Thursday, October 2, 2008

10 Things I Want My Husband To Know...and How To Tell HIm


"10 Things I Want My Husband to Know... and How to Tell Him," is an excellent book. Every chapter will hold your attention. It has pertinent information that wives need to know and then DO. Written by Annie Chapman, a wife of 30 years who uses the scriptures and the lives of other women to provide insight on your OWN marriage. There were several chapters that really touched me personally. The following were:

  • Chapter 9 : I Respect Him. This is a BIG issue to men. In fact, this chapter is written to the point that you WILL understand how important RESPECT is to a man.

In the book, a brief letter from a husband to his wife clearly states what RESPECT is to him. He writes, the way you have accepted and loved my family and my heritage, the unwavering devotion you have shown to caring for our two children( and now their mates and kids), how you tend to our home and house, and the sweat you have invested in caring for the material things we steward, are signs of your respect for me. Your encouraging comments about the work I do and how you faithfully stand beside me as a co-laborer, your acceptance of the play I enjoy, your carefulness with money and the way you share my disdain for debt-these things tell me you respect me.

  • Chapter 3: I Am Sexually Available to Him. Wives should not withhold sex from their spouses. It is a commandment from the Word.
  • Chapter 7: I Will Support and Embrace His Hobbies and Friends. Wives need to support their husbands' hobbies and friends. It is important to men for their wives to spend time with them while they are engaging in their hobbies. It is also important for wives to let their husbands have some solitude. Men need time apart from work and their wives.

It reminds me of my ex-husband wanting me to watch TV with him, ride the four-wheeler with him and other outside activities. But, I was not interested. After reading all this information, I NOW understand the importance of doing this with him. It would have made him feel valued. Also, we need to encourage our husbands to develop and seek friendship with godly men who love God.
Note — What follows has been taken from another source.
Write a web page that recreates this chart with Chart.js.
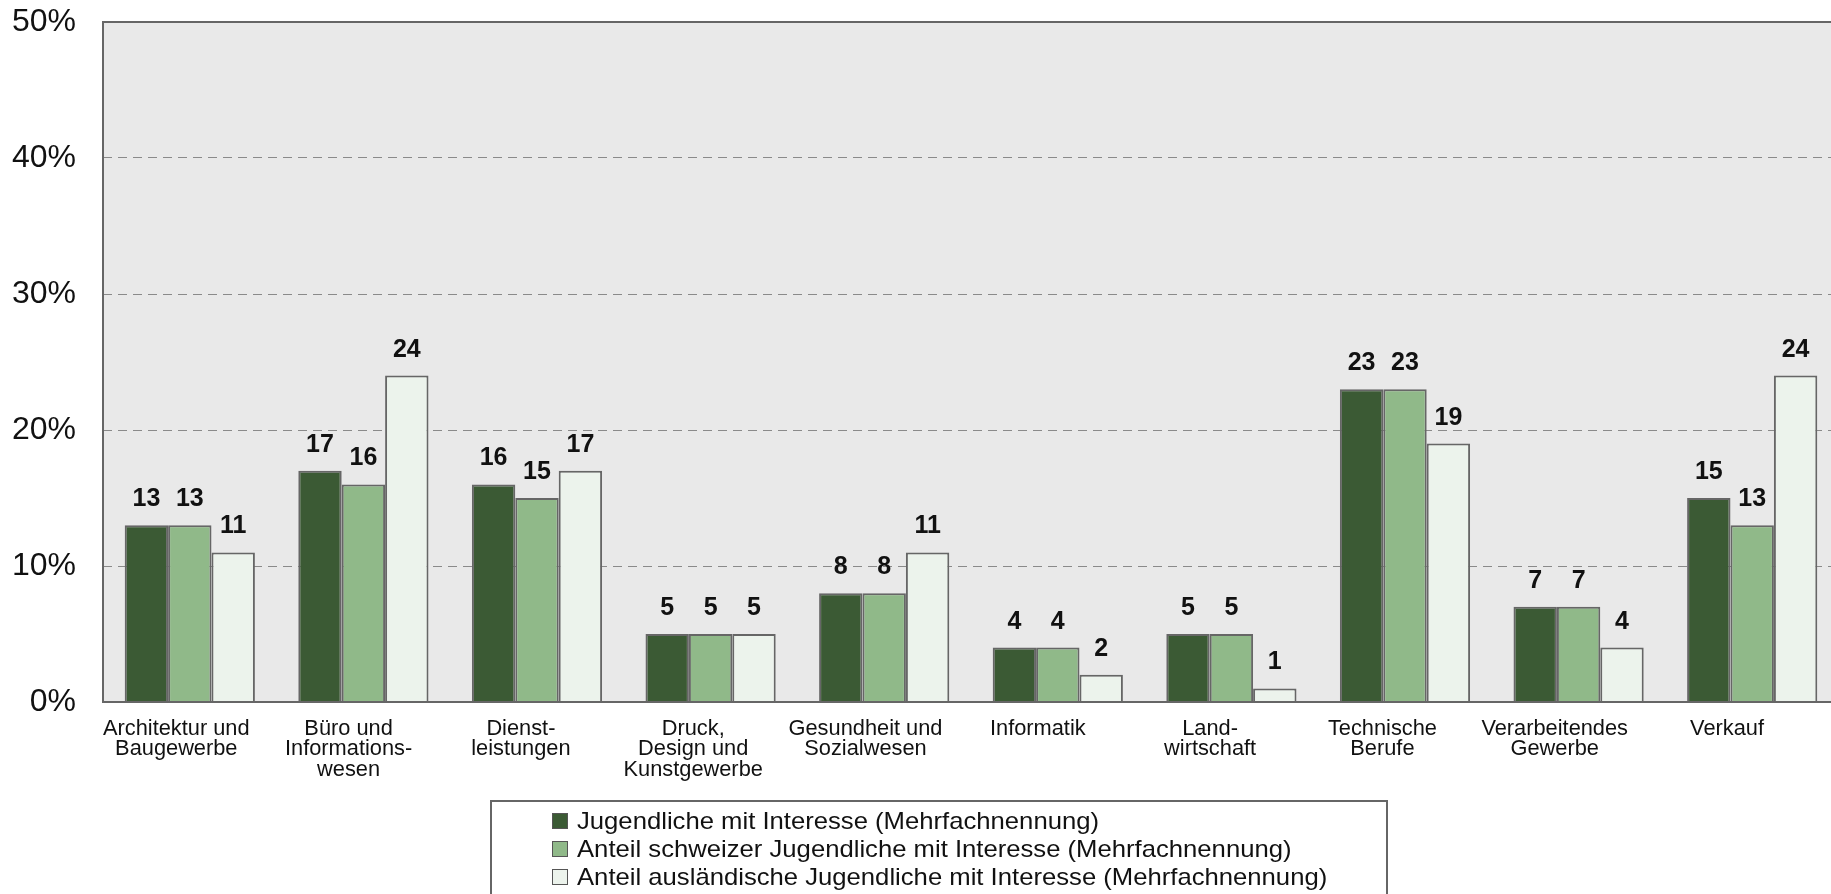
<!DOCTYPE html>
<html>
<head>
<meta charset="utf-8">
<script src="https://cdn.jsdelivr.net/npm/chart.js@4/dist/chart.umd.min.js"></script>
<style>
  html, body { margin: 0; padding: 0; background: #ffffff; overflow: hidden; }
  canvas { display: block; }
</style>
</head>
<body>
<canvas id="chart" width="1840" height="894"></canvas>
<script>
// Berufsfelder (x-axis categories, multi-line labels)
const categories = [
  ['Architektur und', 'Baugewerbe'],
  ['Büro und', 'Informations-', 'wesen'],
  ['Dienst-', 'leistungen'],
  ['Druck,', 'Design und', 'Kunstgewerbe'],
  ['Gesundheit und', 'Sozialwesen'],
  ['Informatik'],
  ['Land-', 'wirtschaft'],
  ['Technische', 'Berufe'],
  ['Verarbeitendes', 'Gewerbe'],
  ['Verkauf']
];

// Series values in percent
const jugendlicheTotal   = [13, 17, 16, 5, 8, 4, 5, 23, 7, 15];
const jugendlicheSchweiz = [13, 16, 15, 5, 8, 4, 5, 23, 7, 13];
const jugendlicheAusland = [11, 24, 17, 5, 11, 2, 1, 19, 4, 24];

const seriesNames = [
  'Jugendliche mit Interesse (Mehrfachnennung)',
  'Anteil schweizer Jugendliche mit Interesse (Mehrfachnennung)',
  'Anteil ausländische Jugendliche mit Interesse (Mehrfachnennung)'
];

// Y-axis ticks
const yTicks = [0, 10, 20, 30, 40, 50];

const FONT = '"Liberation Sans", Arial, sans-serif';
const BORDER = '#666666';

// Plot background and frame
const plotFrame = {
  id: 'plotFrame',
  beforeDraw(chart) {
    const { ctx, chartArea: a } = chart;
    ctx.save();
    ctx.fillStyle = '#e9e9e9';
    ctx.fillRect(a.left, a.top, a.right - a.left, a.bottom - a.top);
    ctx.restore();
  },
  afterDatasetsDraw(chart) {
    const { ctx, chartArea: a } = chart;
    ctx.save();
    ctx.strokeStyle = BORDER;
    ctx.lineWidth = 2;
    ctx.strokeRect(a.left, a.top, a.right - a.left, a.bottom - a.top);
    ctx.restore();
  }
};

// Value labels above each bar
const valueLabels = {
  id: 'valueLabels',
  afterDatasetsDraw(chart) {
    const { ctx } = chart;
    ctx.save();
    ctx.font = 'bold 25px ' + FONT;
    ctx.fillStyle = '#111111';
    ctx.textAlign = 'center';
    ctx.textBaseline = 'alphabetic';
    chart.data.datasets.forEach((ds, i) => {
      chart.getDatasetMeta(i).data.forEach((bar, j) => {
        ctx.fillText(String(ds.data[j]), bar.x, bar.y - 19);
      });
    });
    ctx.restore();
  }
};

// Category labels under the axis, laid out at a slightly tighter pitch than the bar groups
const categoryLabels = {
  id: 'categoryLabels',
  afterDraw(chart) {
    const { ctx, chartArea: a } = chart;
    const xs = chart.scales.x;
    const n = chart.data.labels.length;
    const x0 = xs.getPixelForValue(0) - 13.5;
    const pitch = (xs.getPixelForValue(n - 1) - xs.getPixelForValue(0)) / (n - 1) - 1.3;
    ctx.save();
    ctx.font = '21.8px ' + FONT;
    ctx.fillStyle = '#111111';
    ctx.textAlign = 'center';
    ctx.textBaseline = 'top';
    chart.data.labels.forEach((lines, i) => {
      const cx = x0 + pitch * i;
      lines.forEach((l, k) => ctx.fillText(l, cx, a.bottom + 16 + k * 20.4));
    });
    ctx.restore();
  }
};

// Boxed legend below the chart
const boxedLegend = {
  id: 'boxedLegend',
  afterDraw(chart) {
    const { ctx } = chart;
    ctx.save();
    ctx.strokeStyle = BORDER;
    ctx.lineWidth = 2;
    ctx.strokeRect(491, 801, 896, 200);
    ctx.font = '24px ' + FONT;
    ctx.textBaseline = 'middle';
    ctx.textAlign = 'left';
    const first = ctx.measureText(chart.data.datasets[0].label).width;
    const sx = 522 / first;
    const rows = [821, 849, 877];
    chart.data.datasets.forEach((ds, i) => {
      const y = rows[i];
      ctx.fillStyle = ds.backgroundColor;
      ctx.fillRect(552, y - 8, 16, 16);
      ctx.strokeStyle = '#555555';
      ctx.lineWidth = 1;
      ctx.strokeRect(552.5, y - 7.5, 15, 15);
      ctx.save();
      ctx.translate(577, y);
      ctx.scale(sx, 1);
      ctx.fillStyle = '#111111';
      ctx.fillText(ds.label, 0, 1);
      ctx.restore();
    });
    ctx.restore();
  }
};

const barStyle = { borderColor: BORDER, borderWidth: 2, barPercentage: 1.0, categoryPercentage: 0.75 };

new Chart(document.getElementById('chart'), {
  type: 'bar',
  data: {
    labels: categories,
    datasets: [
      Object.assign({ label: seriesNames[0], data: jugendlicheTotal,   backgroundColor: '#3b5a34' }, barStyle),
      Object.assign({ label: seriesNames[1], data: jugendlicheSchweiz, backgroundColor: '#90b989' }, barStyle),
      Object.assign({ label: seriesNames[2], data: jugendlicheAusland, backgroundColor: '#ecf3ec' }, barStyle)
    ]
  },
  options: {
    responsive: false,
    animation: false,
    devicePixelRatio: 1,
    layout: { padding: { top: 22, right: 1, bottom: 0, left: 0 } },
    plugins: {
      legend: { display: false },
      tooltip: { enabled: false }
    },
    scales: {
      x: {
        grid: { display: false, drawTicks: false },
        border: { display: false },
        ticks: { display: false },
        afterFit(scale) { scale.height = 192; }
      },
      y: {
        min: 0,
        max: 50,
        afterBuildTicks(scale) { scale.ticks = yTicks.map(v => ({ value: v })); },
        grid: {
          color: '#8a8a8a',
          lineWidth: 1,
          drawTicks: true,
          tickLength: 27,
          tickColor: 'rgba(0,0,0,0)'
        },
        border: { display: false, dash: [9, 6] },
        ticks: {
          color: '#111111',
          font: { family: FONT, size: 32, lineHeight: 1.0 },
          padding: 0,
          callback: v => v + '%'
        },
        afterFit(scale) { scale.width = 103; }
      }
    }
  },
  plugins: [plotFrame, valueLabels, categoryLabels, boxedLegend]
});
</script>
</body>
</html>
  • Chapter 5: I Admire the Way He Provides for Our Family: The culprit that brings most couples to a divorce is MONEY. Therefore, make an effort as a wife to support your husband in "making a life" and not in making a killing". Help him in any way possible to save money, cut expenses and create financial freedom for the future. Years ago, when a couple purchased a home, it was their intentions to live in that home until they died. However, today, couples are calling them "starter homes". Families have multiple cars and garages. Some spend thousands of dollars on plastic utensils instead of doing the dishes. Not to mention, the cost of eating out. Wives tell your husbands that you appreciate them. And, please work together to control debt. This will alleviate some overspending, emotionally and spiritually neglect. What an insightful chapter this is!

  • Chapter 2: I Acknowledge Him as the God-Appointed Leader of Our Family: I thoroughly enjoyed this chapter because it discussed submission. Submission is something that a lot of women have a problem with. Yet, this chapter examines that submitting to your husband is actually submitting to God. It means to "serve with a positive motive for the Lord's sake, to voluntarily serve out of a willing spirit. The wife's purpose is to be a helper to her husband. They are to work together as one.

A wonderful illustration in the book is of two horses. The winner horse pulled 4,500 pounds. The first runner-up pulled 4,000 pounds. But when harnessed together the two horses pulled over 12,000 pounds. In the same way, husband and wife are much stronger, more able,and much more profitable when they pull together. It is completely opposite of being enslaved or dominated. It creates order in the family. The order designated by God is not about value or worth but order. As every well-functioning organization has to have a chain of command so does the family.

Make an opportunity to read this book and see how life-changing this will be in your life!